Survey Fraud Has Evolved: How to Protect Data Quality in the Age of AI
Survey fraud has entered a new era. The days of simply filtering out "speeders" or "straight-liners" are behind us. Today, researchers face a highly sophisticated ecosystem of AI-generated responses, VPN masking, device emulators, and automated bots designed to mimic legitimate human behavior.
The landscape has shifted, and for those of us trying to use research to fuel marketing and brand growth, the old rulebooks no longer apply.
Moving Beyond "Fraud Detection"
The conversation is moving away from simply "catching" bad actors. We’ve reached a point where the noise, AI mimicry, automated emulators, and masked identities, has become so pervasive that we have to assume the baseline is flawed.
The Practical Shift: Don’t treat data cleaning as a "check-box" step at the end of a project. Treat Data Verification as a design phase.
- Design for Friction: High-quality research often requires a moment of "intentional friction," an unexpected, thoughtful task that rewards human cognition and stops automated systems in their tracks.
- The "Vibe-Check" Standard: If your data looks too perfect, it’s usually a red flag. We are seeing more success in teams that intentionally introduce human-in-the-loop qualitative checks mid-survey to ensure the sentiment feels authentic, not just algorithmically consistent.
Protecting Brand Equity in a Hyper-Automated World
When you use AI to accelerate your promotions, you are effectively "scaling your reputation." If that scaling is powered by compromised data, you aren't just wasting a marketing budget, you are actively polluting your own brand signals.

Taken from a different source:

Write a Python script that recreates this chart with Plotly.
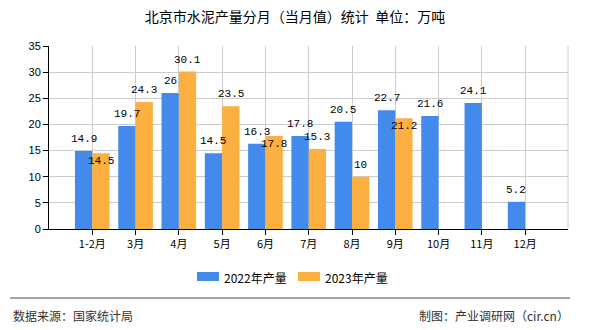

How to use AI without losing your brand’s "soul":
- The Trust-First Architecture: Before you let AI optimize a promotion, run a "clean-room" pilot with a small, verified audience segment. This ensures that the AI is learning from your most loyal, real-world customers, not the noise of the open web.
- Transparency as a Value Prop: In 2026, customers value authenticity. Be open about how you gather feedback. When customers understand why you are asking for their input (and that their voice is being heard by a human), they are more likely to provide the high-quality, thoughtful data that actually drives brand equity.
The Researcher as an "Insight Architect"
The role of the researcher is changing from a "data processor" to an "insight architect." Your value isn't in running the survey; it's in the ability to bridge the gap between AI efficiency and human reality.
Best Practices for 2026:
- Curate, Don’t Just Compute: Use AI to handle the volume, but keep your best human talent dedicated to the final "sanity check."
- Focus on Signals, Not Metrics: A "metric" is just a number. A "signal" is a change in behavior. Train your teams to ignore the volume of survey completions and focus on the patterns in human responses that actually move the needle for your business.
The Bottom Line
AI isn't the problem, and it isn't the total solution. It’s a tool. When we stop trying to out-smart fraud and start focusing on building systems that reward human participation, we protect our data, our budgets, and, most importantly, our brands.